------ SUPPLIED MATERIAL ------

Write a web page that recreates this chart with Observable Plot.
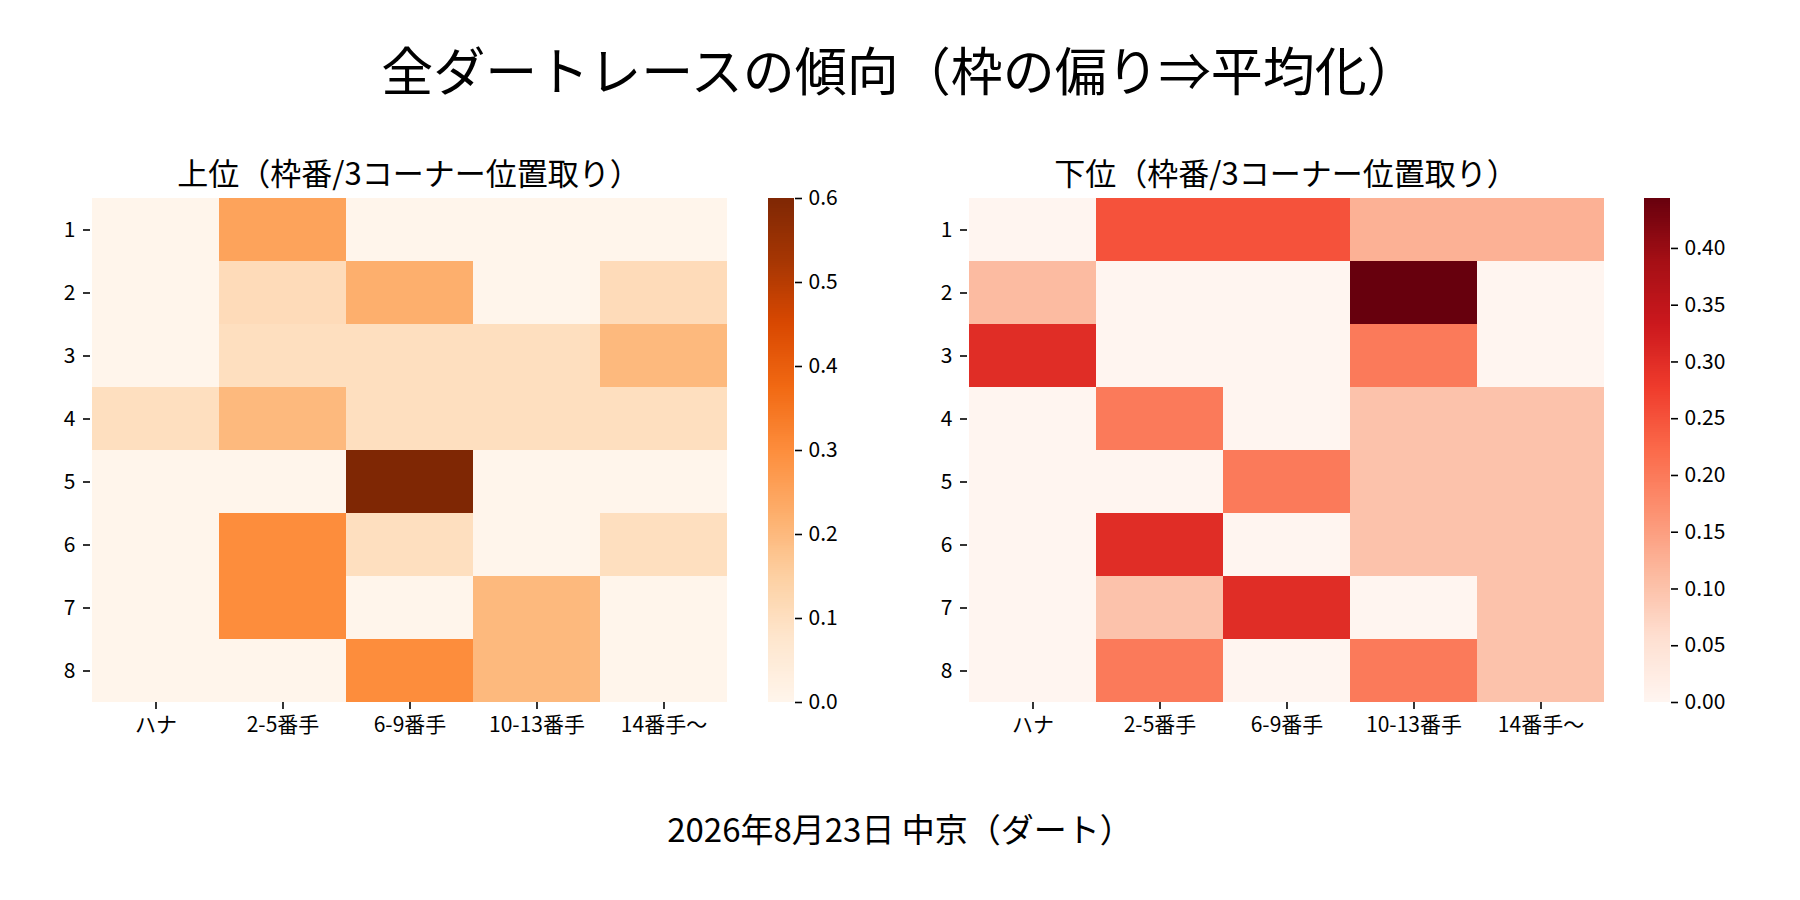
<!DOCTYPE html>
<html><head><meta charset="utf-8">
<script src="https://cdn.jsdelivr.net/npm/d3@7"></script>
<script src="https://cdn.jsdelivr.net/npm/@observablehq/plot@0.6"></script>
<style>
body{margin:0;background:#fff;}
#wrap{position:relative;width:1800px;height:900px;background:#fff;overflow:hidden;font-family:"Noto Sans CJK JP",sans-serif;}
#wrap > svg{position:absolute;}
</style></head><body><div id="wrap"></div>
<script>
// ---- data ----
const rows = ["1","2","3","4","5","6","7","8"];
const cols = ["ハナ","2-5番手","6-9番手","10-13番手","14番手〜"];
const upperValues = [
  [0,   0.25,  0,     0,   0],
  [0,   0.111, 0.222, 0,   0.111],
  [0,   0.1,   0.1,   0.1, 0.2],
  [0.1, 0.2,   0.1,   0.1, 0.1],
  [0,   0,     0.6,   0,   0],
  [0,   0.3,   0.1,   0,   0.1],
  [0,   0.3,   0,     0.2, 0],
  [0,   0,     0.3,   0.2, 0]
];
const lowerValues = [
  [0,     0.25, 0.25, 0.125, 0.125],
  [0.111, 0,    0,    0.444, 0],
  [0.3,   0,    0,    0.2,   0],
  [0,     0.2,  0,    0.1,   0.1],
  [0,     0,    0.2,  0.1,   0.1],
  [0,     0.3,  0,    0.1,   0.1],
  [0,     0.1,  0.3,  0,     0.1],
  [0,     0.2,  0,    0.2,   0.1]
];
const upperTicks = [0, 0.1, 0.2, 0.3, 0.4, 0.5, 0.6];
const lowerTicks = [0, 0.05, 0.1, 0.15, 0.2, 0.25, 0.3, 0.35, 0.4];
const mainTitle = "全ダートレースの傾向（枠の偏り⇒平均化）";
const upperTitle = "上位（枠番/3コーナー位置取り）";
const lowerTitle = "下位（枠番/3コーナー位置取り）";
const caption = "2026年8月23日 中京（ダート）";
const orangesStops = ["#fff5eb","#fee6ce","#fdd0a2","#fdae6b","#fd8d3c","#f16913","#d94801","#a63603","#7f2704"];
const redsStops = ["#fff5f0","#fee0d2","#fcbba1","#fc9272","#fb6a4a","#ef3b2c","#cb181d","#a50f15","#67000d"];

// ---- layout ----
const FONT = '"Noto Sans CJK JP", sans-serif';
const TOP = 198, H = 504, W = 638;
const wrap = document.getElementById("wrap");

function toCells(values) {
  return values.flatMap((r, i) => r.map((v, j) => ({row: rows[i], col: cols[j], value: v})));
}
function colorScale(stops, vmax) {
  return {type: "linear", domain: stops.map((_, i) => vmax * i / (stops.length - 1)), range: stops, interpolate: "rgb"};
}
function place(svg, left) {
  svg.style.left = left + "px";
  svg.style.top = "0px";
  wrap.appendChild(svg);
}
function heat(values, stops, x0) {
  const vmax = d3.max(values.flat());
  const ML = 90;
  const p = Plot.plot({
    width: ML + W + 10, height: TOP + H + 60,
    marginLeft: ML, marginRight: 10, marginTop: TOP, marginBottom: 60,
    style: {fontFamily: FONT, fontSize: "21px", color: "#000", background: "transparent"},
    x: {domain: cols, padding: 0, label: null},
    y: {domain: rows, padding: 0, label: null},
    color: colorScale(stops, vmax),
    marks: [
      Plot.cell(toCells(values), {x: "col", y: "row", fill: "value", inset: 0, shapeRendering: "crispEdges"}),
      Plot.axisX({anchor: "bottom", tickSize: 7, tickPadding: 8, strokeWidth: 1.6, label: null}),
      Plot.axisY({anchor: "left", tickSize: 7, tickPadding: 8, strokeWidth: 1.6, label: null})
    ]
  });
  place(p, x0 - ML);
}
function colorbar(values, stops, ticks, fmt, x0) {
  const vmax = d3.max(values.flat());
  const N = 256;
  const bins = d3.range(N).map(i => ({y1: vmax * i / N, y2: vmax * (i + 1) / N, v: vmax * (i + 0.5) / N}));
  const p = Plot.plot({
    width: 26 + 90, height: TOP + H + 30,
    marginLeft: 0, marginRight: 90, marginTop: TOP, marginBottom: 30,
    style: {fontFamily: FONT, fontSize: "21px", color: "#000", background: "transparent"},
    x: {domain: [0, 1], axis: null},
    y: {domain: [0, vmax], label: null},
    color: colorScale(stops, vmax),
    marks: [
      Plot.rect(bins, {x1: 0, x2: 1, y1: "y1", y2: "y2", fill: "v", shapeRendering: "crispEdges"}),
      Plot.axisY({anchor: "right", ticks: ticks, tickFormat: d3.format(fmt), tickSize: 7, tickPadding: 7, strokeWidth: 1.6, label: null})
    ]
  });
  place(p, x0);
}

heat(upperValues, orangesStops, 90);
colorbar(upperValues, orangesStops, upperTicks, ".1f", 768);
heat(lowerValues, redsStops, 967);
colorbar(lowerValues, redsStops, lowerTicks, ".2f", 1644);

// ---- texts ----
const svg = d3.select(wrap).append("svg")
  .attr("width", 1800).attr("height", 900)
  .style("left", "0px").style("top", "0px").style("pointer-events", "none")
  .attr("font-family", FONT).attr("fill", "#000");
svg.append("text").attr("x", 900).attr("y", 91).attr("text-anchor", "middle").attr("font-size", 52).text(mainTitle);
svg.append("text").attr("x", 90 + W / 2).attr("y", 185).attr("text-anchor", "middle").attr("font-size", 31).text(upperTitle);
svg.append("text").attr("x", 967 + W / 2).attr("y", 185).attr("text-anchor", "middle").attr("font-size", 31).text(lowerTitle);
svg.append("text").attr("x", 900).attr("y", 842).attr("text-anchor", "middle").attr("font-size", 33).text(caption);
</script></body></html>
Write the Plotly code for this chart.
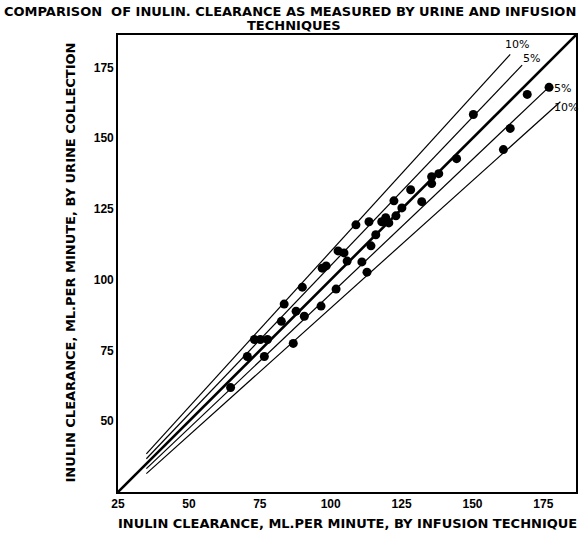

------

GOAL →
Pick out and copy every line that contains the word "Write".

EXPECTED ANSWER →
Write a web page that recreates this chart with Observable Plot.
Write the Plotly code for this chart.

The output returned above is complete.